Von Göttern und Bestien
„Die Leidenschaften“, ein (Ausstellungs-) Drama in fünf Akten im Deutschen Hygiene-Museum Dresden
Nein, ich bin kein Museumspädagoge. Auch keine promovierte Kulturhistorikerin. Aber wenn eine Ausstellung so eindeutig auf die darstellende Kunst Bezug nimmt, fühl ich mich doch angesprochen. Und zuständig, auch hier einige Eindrücke aus Laiensicht der aufhorchenden Öffentlichkeit zur Kenntnis zu bringen.
Das Vorspiel findet in einem barock-plüschigen Foyer statt, es scheint nur ein Garderobier zu fehlen. Immerhin gibt es die Platzanweiserin, auch wenn es an Sitzgelegenheiten mangeln wird in der Folge.

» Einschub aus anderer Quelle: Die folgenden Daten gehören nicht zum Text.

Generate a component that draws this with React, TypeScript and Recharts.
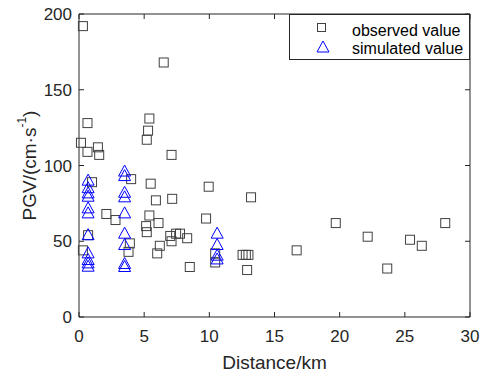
import React from 'react';
import { ScatterChart, Scatter, XAxis, YAxis, Legend, Label, ReferenceLine } from 'recharts';

// observed PGV (squares)
const observedDistance = [
  0.3, 0.15, 0.65, 0.65, 1.45, 1.55, 1.0, 0.7, 0.3, 2.1, 2.8, 4.0, 3.9, 3.8,
  5.2, 5.3, 5.4, 5.5, 5.4, 5.15, 5.2, 5.9, 6.1, 6.2, 6.0, 6.5, 7.1, 7.15, 7.0,
  7.1, 7.45, 7.75, 8.3, 8.5, 9.75, 9.95, 10.45, 10.45, 12.55, 12.8, 13.0, 12.9,
  13.2, 16.7, 19.7, 22.15, 23.65, 25.4, 26.3, 28.1,
];
const observedPGV = [
  192, 115, 128, 109, 112, 107, 89, 54, 44, 68, 64, 91, 48.6, 43,
  117, 123, 131, 88, 67, 60, 56, 77, 62, 47, 42, 168, 107, 78, 53.5,
  50, 55, 55, 52, 33, 65, 86, 42, 36, 41, 41, 41, 31,
  79, 44, 62, 53, 32, 51, 47, 62,
];

// simulated PGV (triangles)
const simulatedDistance = [
  0.7, 0.7, 0.7, 0.7, 0.7, 0.7, 0.7, 0.7, 0.7, 0.7, 0.7,
  3.5, 3.5, 3.5, 3.5, 3.5, 3.5, 3.5, 3.5, 3.5,
  10.6, 10.6, 10.6, 10.6,
];
const simulatedPGV = [
  90, 85, 81.6, 79.4, 71.7, 68.4, 54, 42, 37.6, 35.4, 33.2,
  96, 93, 82, 79, 68.4, 55, 47.5, 35, 33,
  55, 47.5, 40.5, 38,
];

const xTicks = [0, 5, 10, 15, 20, 25, 30];
const yTicks = [0, 50, 100, 150, 200];

const observed = observedDistance.map((x, i) => ({ x, y: observedPGV[i] }));
const simulated = simulatedDistance.map((x, i) => ({ x, y: simulatedPGV[i] }));

const FONT = '"Liberation Sans", Arial, Helvetica, sans-serif';
const AXIS = '#262626';
const TICK_LEN = 5;

const SquareDot = (props: any) => {
  const { cx, cy } = props;
  return (
    <rect x={cx - 4.5} y={cy - 4.5} width={9} height={9} fill="none" stroke="#404040" strokeWidth={1} />
  );
};

const TriangleDot = (props: any) => {
  const { cx, cy } = props;
  return (
    <polygon
      points={`${cx},${cy - 6.5} ${cx - 6},${cy + 4.5} ${cx + 6},${cy + 4.5}`}
      fill="none"
      stroke="#0000ff"
      strokeWidth={1}
    />
  );
};

// short inward tick marks at both ends of a reference line (MATLAB-style box ticks)
const EndTicks = (props: any) => {
  const { x1, y1, x2, y2 } = props;
  const len = Math.hypot(x2 - x1, y2 - y1) || 1;
  const dx = ((x2 - x1) / len) * TICK_LEN;
  const dy = ((y2 - y1) / len) * TICK_LEN;
  return (
    <g stroke={AXIS} strokeWidth={1}>
      <line x1={x1} y1={y1} x2={x1 + dx} y2={y1 + dy} />
      <line x1={x2} y1={y2} x2={x2 - dx} y2={y2 - dy} />
    </g>
  );
};

const renderYLabel = (props: any) => {
  const { viewBox } = props;
  const cx = viewBox.x + 29;
  const cy = viewBox.y + viewBox.height / 2;
  return (
    <text
      x={cx}
      y={cy}
      transform={`rotate(-90, ${cx}, ${cy})`}
      textAnchor="middle"
      dominantBaseline="central"
      fill={AXIS}
      fontSize={19}
      fontFamily={FONT}
    >
      PGV/(cm·s
      <tspan dy={-7} fontSize={12}>-1</tspan>
      <tspan dy={7}>)</tspan>
    </text>
  );
};

const renderXLabel = (props: any) => {
  const { viewBox } = props;
  return (
    <text
      x={viewBox.x + viewBox.width / 2}
      y={viewBox.y + 52}
      textAnchor="middle"
      fill={AXIS}
      fontSize={19}
      fontFamily={FONT}
    >
      Distance/km
    </text>
  );
};

const LegendBox = () => (
  <div
    style={{
      boxSizing: 'border-box',
      width: 181,
      height: 46,
      border: `1px solid ${AXIS}`,
      background: '#fff',
      fontFamily: FONT,
      fontSize: 16,
      color: '#000',
      position: 'relative',
    }}
  >
    <svg width={20} height={40} style={{ position: 'absolute', left: 24, top: 2 }}>
      <rect x={3.5} y={6.5} width={8} height={8} fill="none" stroke="#404040" />
      <polygon points="9,24 3,35 15,35" fill="none" stroke="#0000ff" />
    </svg>
    <div style={{ position: 'absolute', left: 62, top: 6, lineHeight: '19px' }}>observed value</div>
    <div style={{ position: 'absolute', left: 62, top: 24, lineHeight: '19px' }}>simulated value</div>
  </div>
);

export default function App() {
  return (
    <div style={{ position: 'absolute', left: 0, top: 0, width: 480, height: 373, background: '#fff' }}>
      <ScatterChart width={480} height={373} margin={{ top: 14, right: 10, bottom: 0, left: 0 }}>
        <XAxis
          type="number"
          dataKey="x"
          domain={[0, 30]}
          ticks={xTicks}
          height={56}
          tickLine={false}
          tickSize={0}
          tickMargin={13}
          stroke={AXIS}
          tick={{ fill: AXIS, fontSize: 17, fontFamily: FONT }}
        >
          <Label content={renderXLabel} />
        </XAxis>
        <YAxis
          type="number"
          dataKey="y"
          domain={[0, 200]}
          ticks={yTicks}
          width={79}
          tickLine={false}
          tickSize={0}
          tickMargin={7}
          stroke={AXIS}
          tick={{ fill: AXIS, fontSize: 17, fontFamily: FONT }}
        >
          <Label content={renderYLabel} />
        </YAxis>
        {/* top and right edges of the box */}
        <ReferenceLine y={200} stroke={AXIS} strokeWidth={1} />
        <ReferenceLine x={30} stroke={AXIS} strokeWidth={1} />
        {xTicks.map((t) => (
          <ReferenceLine key={`xt${t}`} x={t} shape={<EndTicks />} />
        ))}
        {yTicks.map((t) => (
          <ReferenceLine key={`yt${t}`} y={t} shape={<EndTicks />} />
        ))}
        <Legend
          layout="vertical"
          align="center"
          verticalAlign="middle"
          content={<LegendBox />}
          wrapperStyle={{ top: 14, left: 289, width: 181, height: 46 }}
        />
        <Scatter
          name="observed value"
          data={observed}
          shape={<SquareDot />}
          isAnimationActive={false}
        />
        <Scatter
          name="simulated value"
          data={simulated}
          shape={<TriangleDot />}
          isAnimationActive={false}
        />
      </ScatterChart>
    </div>
  );
}
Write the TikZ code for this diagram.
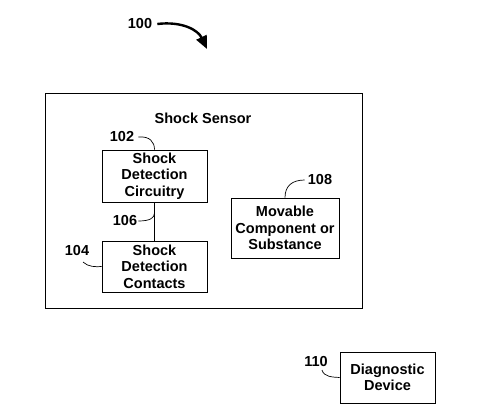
\documentclass[tikz,border=0pt]{standalone}
\usepackage{fontspec}
\setmainfont{Liberation Sans}
\usetikzlibrary{arrows.meta}
\begin{document}
\begin{tikzpicture}[x=1pt,y=-1pt,
  every node/.style={font=\bfseries\fontsize{14.5}{16.4}\selectfont},
  blk/.style={draw, line width=0.8pt, inner sep=0pt, align=center},
  lead/.style={line width=0.7pt},
  lbl/.style={inner sep=1pt}]
\useasboundingbox (0,0) rectangle (500,416);
% outer box
\node[blk, minimum width=317, minimum height=215, anchor=north west] (sensor) at (45,93) {};
\node (title) at (203,118) {Shock Sensor};
% blocks
\node[blk, minimum width=105, minimum height=52] (b102) at (154.5,176) {Shock\\Detection\\Circuitry};
\node[blk, minimum width=105, minimum height=51] (b104) at (154.5,266.5) {Shock\\Detection\\Contacts};
\node[blk, minimum width=108, minimum height=60] (b108) at (285,228) {Movable\\Component or\\Substance};
\node[blk, minimum width=95, minimum height=51] (b110) at (387.5,377.5) {Diagnostic\\Device};
\draw[lead] (b102.south) -- (b104.north);
% labels
\node[lbl] (l100) at (140,24) {100};
\node[lbl] (l102) at (122,137) {102};
\node[lbl] (l106) at (125,221) {106};
\node[lbl] (l104) at (77,251) {104};
\node[lbl] (l108) at (320,180) {108};
\node[lbl] (l110) at (316,361) {110};
\coordinate (c106) at (154.5,213);
% leaders
\draw[line width=2.4pt, -{Triangle[length=13pt,width=11pt]}] ([xshift=4pt]l100.east) .. controls (182,21) and (198,30) .. (207,49);
\draw[lead] ([xshift=3pt]l102.east) .. controls (150,136) and (154.5,142) .. (b102.north);
\draw[lead] (l106.east) .. controls (150,221) and (154.5,218) .. (c106);
\draw[lead] (83,262) .. controls (88,267) and (96,267) .. (b104.west);
\draw[lead] ([xshift=-2pt]l108.west) .. controls (292,180) and (285,186) .. (b108.north);
\draw[lead] (322,370) .. controls (324,377) and (332,377) .. (b110.west);
\end{tikzpicture}
\end{document}
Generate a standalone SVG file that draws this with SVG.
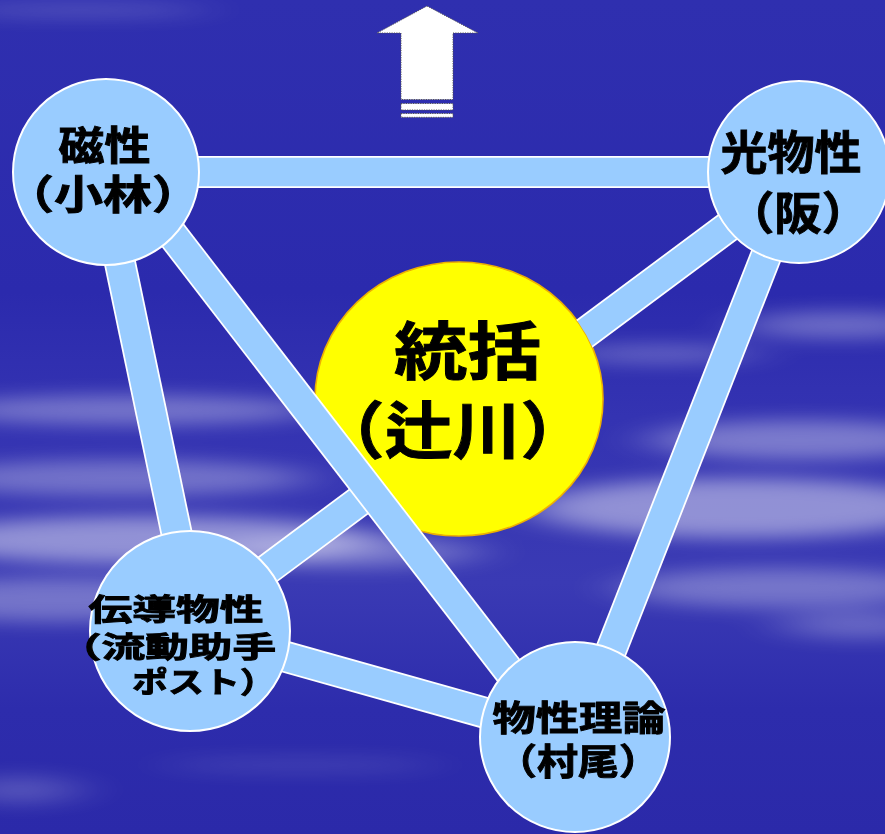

Akt Eins, Einführung ins Thema. Eine nüchterne Küche, auch die anderen Räume des (emotionalen) Haushalts sehr spartanisch und aufgeräumt. Ich lerne als erstes, dass der Zorn in der Nase sitzen soll laut Altem Testament und muss unwillkürlich niesen. Der Kindermund in der Ecke ist beim ersten Hören interessant, ab dem zweiten nervt er, nicht nur durch Lautstärke. Schnell weiter.
Die ausgestellten Gefühlsmasken aus dem japanischen Theater wären auch heute hilfreich, finde ich, zumindest für Menschen mit unterentwickelter Mimik. Wo gibt es die denn?
Angstschweiß riecht anders. Ich überlege, wie ich dies durch einen Versuch überprüfen kann. Die experimentelle Psychologie hält auch hier sicher ein Vorbild bereit, näher beschrieben wird aber nur der klassische Pawlow und andere Formen der Konditionierung.
Witzig im besten Sinne: Das riesige Krokodil und das Schälchen Mandeln. Dass Kaninchen zu den sensibelsten Tieren gehören, ist mir neu. Das Killer-Viech bei Monty Python muss da wohl aus der Art geschlagen sein.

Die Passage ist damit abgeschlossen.